### Task brief:
Quote every line as given.

++++++

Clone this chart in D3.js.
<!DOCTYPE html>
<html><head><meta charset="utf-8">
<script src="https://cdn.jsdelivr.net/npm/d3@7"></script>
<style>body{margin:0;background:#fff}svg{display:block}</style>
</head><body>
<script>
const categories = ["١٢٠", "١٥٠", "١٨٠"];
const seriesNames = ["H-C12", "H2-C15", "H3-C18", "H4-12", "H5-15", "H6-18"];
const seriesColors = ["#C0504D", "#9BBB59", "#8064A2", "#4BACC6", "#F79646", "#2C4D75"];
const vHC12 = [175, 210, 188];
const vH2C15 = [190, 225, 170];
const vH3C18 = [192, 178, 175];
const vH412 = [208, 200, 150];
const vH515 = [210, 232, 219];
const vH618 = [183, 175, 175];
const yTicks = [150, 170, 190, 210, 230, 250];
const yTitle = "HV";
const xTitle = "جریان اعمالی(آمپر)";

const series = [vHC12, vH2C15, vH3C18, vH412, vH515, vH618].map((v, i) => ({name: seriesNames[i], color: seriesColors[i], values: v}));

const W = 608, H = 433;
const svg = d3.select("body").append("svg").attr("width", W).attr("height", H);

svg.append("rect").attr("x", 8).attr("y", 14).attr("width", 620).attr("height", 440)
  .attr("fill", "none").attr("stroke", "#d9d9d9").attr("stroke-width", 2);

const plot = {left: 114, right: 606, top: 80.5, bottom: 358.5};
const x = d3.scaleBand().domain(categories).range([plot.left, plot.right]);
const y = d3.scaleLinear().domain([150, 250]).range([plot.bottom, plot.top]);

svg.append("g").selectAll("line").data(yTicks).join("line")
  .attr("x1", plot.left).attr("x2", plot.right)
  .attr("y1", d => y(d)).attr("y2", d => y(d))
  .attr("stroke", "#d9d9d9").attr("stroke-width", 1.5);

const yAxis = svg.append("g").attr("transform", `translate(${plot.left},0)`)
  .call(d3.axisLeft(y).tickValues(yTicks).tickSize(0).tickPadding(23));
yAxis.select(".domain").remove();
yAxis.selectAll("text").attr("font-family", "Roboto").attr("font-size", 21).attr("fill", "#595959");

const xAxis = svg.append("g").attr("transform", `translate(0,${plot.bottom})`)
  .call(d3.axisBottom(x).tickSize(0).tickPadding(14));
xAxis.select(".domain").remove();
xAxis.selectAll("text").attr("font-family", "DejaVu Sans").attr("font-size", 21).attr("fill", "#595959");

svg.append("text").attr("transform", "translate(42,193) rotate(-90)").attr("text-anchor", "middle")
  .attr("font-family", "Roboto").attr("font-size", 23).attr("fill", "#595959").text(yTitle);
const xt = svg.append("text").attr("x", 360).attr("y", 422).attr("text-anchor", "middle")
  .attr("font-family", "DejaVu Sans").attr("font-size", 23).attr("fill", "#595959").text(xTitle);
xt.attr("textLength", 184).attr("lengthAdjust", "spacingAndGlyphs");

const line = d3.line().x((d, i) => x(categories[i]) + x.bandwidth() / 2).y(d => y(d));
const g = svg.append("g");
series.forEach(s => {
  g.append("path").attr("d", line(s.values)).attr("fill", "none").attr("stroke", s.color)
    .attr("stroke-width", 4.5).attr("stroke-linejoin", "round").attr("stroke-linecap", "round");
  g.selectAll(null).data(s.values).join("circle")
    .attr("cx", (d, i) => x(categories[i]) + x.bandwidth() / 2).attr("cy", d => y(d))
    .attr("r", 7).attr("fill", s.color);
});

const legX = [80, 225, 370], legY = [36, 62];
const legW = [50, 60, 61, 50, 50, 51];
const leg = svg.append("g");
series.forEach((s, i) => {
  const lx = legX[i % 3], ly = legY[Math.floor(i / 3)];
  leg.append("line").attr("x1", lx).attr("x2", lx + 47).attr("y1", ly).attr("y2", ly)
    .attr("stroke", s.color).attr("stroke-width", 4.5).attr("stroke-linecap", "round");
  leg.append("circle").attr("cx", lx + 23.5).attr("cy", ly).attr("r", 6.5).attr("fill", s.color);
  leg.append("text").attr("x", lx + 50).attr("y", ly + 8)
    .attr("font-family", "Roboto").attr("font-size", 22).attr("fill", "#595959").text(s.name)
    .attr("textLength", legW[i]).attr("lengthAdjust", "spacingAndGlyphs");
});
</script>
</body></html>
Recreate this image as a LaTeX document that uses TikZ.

++++++

### Result for this task:
Clone this chart in D3.js.
<!DOCTYPE html>
<html><head><meta charset="utf-8">
<script src="https://cdn.jsdelivr.net/npm/d3@7"></script>
<style>body{margin:0;background:#fff}svg{display:block}</style>
</head><body>
<script>
const categories = ["١٢٠", "١٥٠", "١٨٠"];
const seriesNames = ["H-C12", "H2-C15", "H3-C18", "H4-12", "H5-15", "H6-18"];
const seriesColors = ["#C0504D", "#9BBB59", "#8064A2", "#4BACC6", "#F79646", "#2C4D75"];
const vHC12 = [175, 210, 188];
const vH2C15 = [190, 225, 170];
const vH3C18 = [192, 178, 175];
const vH412 = [208, 200, 150];
const vH515 = [210, 232, 219];
const vH618 = [183, 175, 175];
const yTicks = [150, 170, 190, 210, 230, 250];
const yTitle = "HV";
const xTitle = "جریان اعمالی(آمپر)";

const series = [vHC12, vH2C15, vH3C18, vH412, vH515, vH618].map((v, i) => ({name: seriesNames[i], color: seriesColors[i], values: v}));

const W = 608, H = 433;
const svg = d3.select("body").append("svg").attr("width", W).attr("height", H);

svg.append("rect").attr("x", 8).attr("y", 14).attr("width", 620).attr("height", 440)
  .attr("fill", "none").attr("stroke", "#d9d9d9").attr("stroke-width", 2);

const plot = {left: 114, right: 606, top: 80.5, bottom: 358.5};
const x = d3.scaleBand().domain(categories).range([plot.left, plot.right]);
const y = d3.scaleLinear().domain([150, 250]).range([plot.bottom, plot.top]);

svg.append("g").selectAll("line").data(yTicks).join("line")
  .attr("x1", plot.left).attr("x2", plot.right)
  .attr("y1", d => y(d)).attr("y2", d => y(d))
  .attr("stroke", "#d9d9d9").attr("stroke-width", 1.5);

const yAxis = svg.append("g").attr("transform", `translate(${plot.left},0)`)
  .call(d3.axisLeft(y).tickValues(yTicks).tickSize(0).tickPadding(23));
yAxis.select(".domain").remove();
yAxis.selectAll("text").attr("font-family", "Roboto").attr("font-size", 21).attr("fill", "#595959");

const xAxis = svg.append("g").attr("transform", `translate(0,${plot.bottom})`)
  .call(d3.axisBottom(x).tickSize(0).tickPadding(14));
xAxis.select(".domain").remove();
xAxis.selectAll("text").attr("font-family", "DejaVu Sans").attr("font-size", 21).attr("fill", "#595959");

svg.append("text").attr("transform", "translate(42,193) rotate(-90)").attr("text-anchor", "middle")
  .attr("font-family", "Roboto").attr("font-size", 23).attr("fill", "#595959").text(yTitle);
const xt = svg.append("text").attr("x", 360).attr("y", 422).attr("text-anchor", "middle")
  .attr("font-family", "DejaVu Sans").attr("font-size", 23).attr("fill", "#595959").text(xTitle);
xt.attr("textLength", 184).attr("lengthAdjust", "spacingAndGlyphs");

const line = d3.line().x((d, i) => x(categories[i]) + x.bandwidth() / 2).y(d => y(d));
const g = svg.append("g");
series.forEach(s => {
  g.append("path").attr("d", line(s.values)).attr("fill", "none").attr("stroke", s.color)
    .attr("stroke-width", 4.5).attr("stroke-linejoin", "round").attr("stroke-linecap", "round");
  g.selectAll(null).data(s.values).join("circle")
    .attr("cx", (d, i) => x(categories[i]) + x.bandwidth() / 2).attr("cy", d => y(d))
    .attr("r", 7).attr("fill", s.color);
});

const legX = [80, 225, 370], legY = [36, 62];
const legW = [50, 60, 61, 50, 50, 51];
const leg = svg.append("g");
series.forEach((s, i) => {
  const lx = legX[i % 3], ly = legY[Math.floor(i / 3)];
  leg.append("line").attr("x1", lx).attr("x2", lx + 47).attr("y1", ly).attr("y2", ly)
    .attr("stroke", s.color).attr("stroke-width", 4.5).attr("stroke-linecap", "round");
  leg.append("circle").attr("cx", lx + 23.5).attr("cy", ly).attr("r", 6.5).attr("fill", s.color);
  leg.append("text").attr("x", lx + 50).attr("y", ly + 8)
    .attr("font-family", "Roboto").attr("font-size", 22).attr("fill", "#595959").text(s.name)
    .attr("textLength", legW[i]).attr("lengthAdjust", "spacingAndGlyphs");
});
</script>
</body></html>
Recreate this image as a LaTeX document that uses TikZ.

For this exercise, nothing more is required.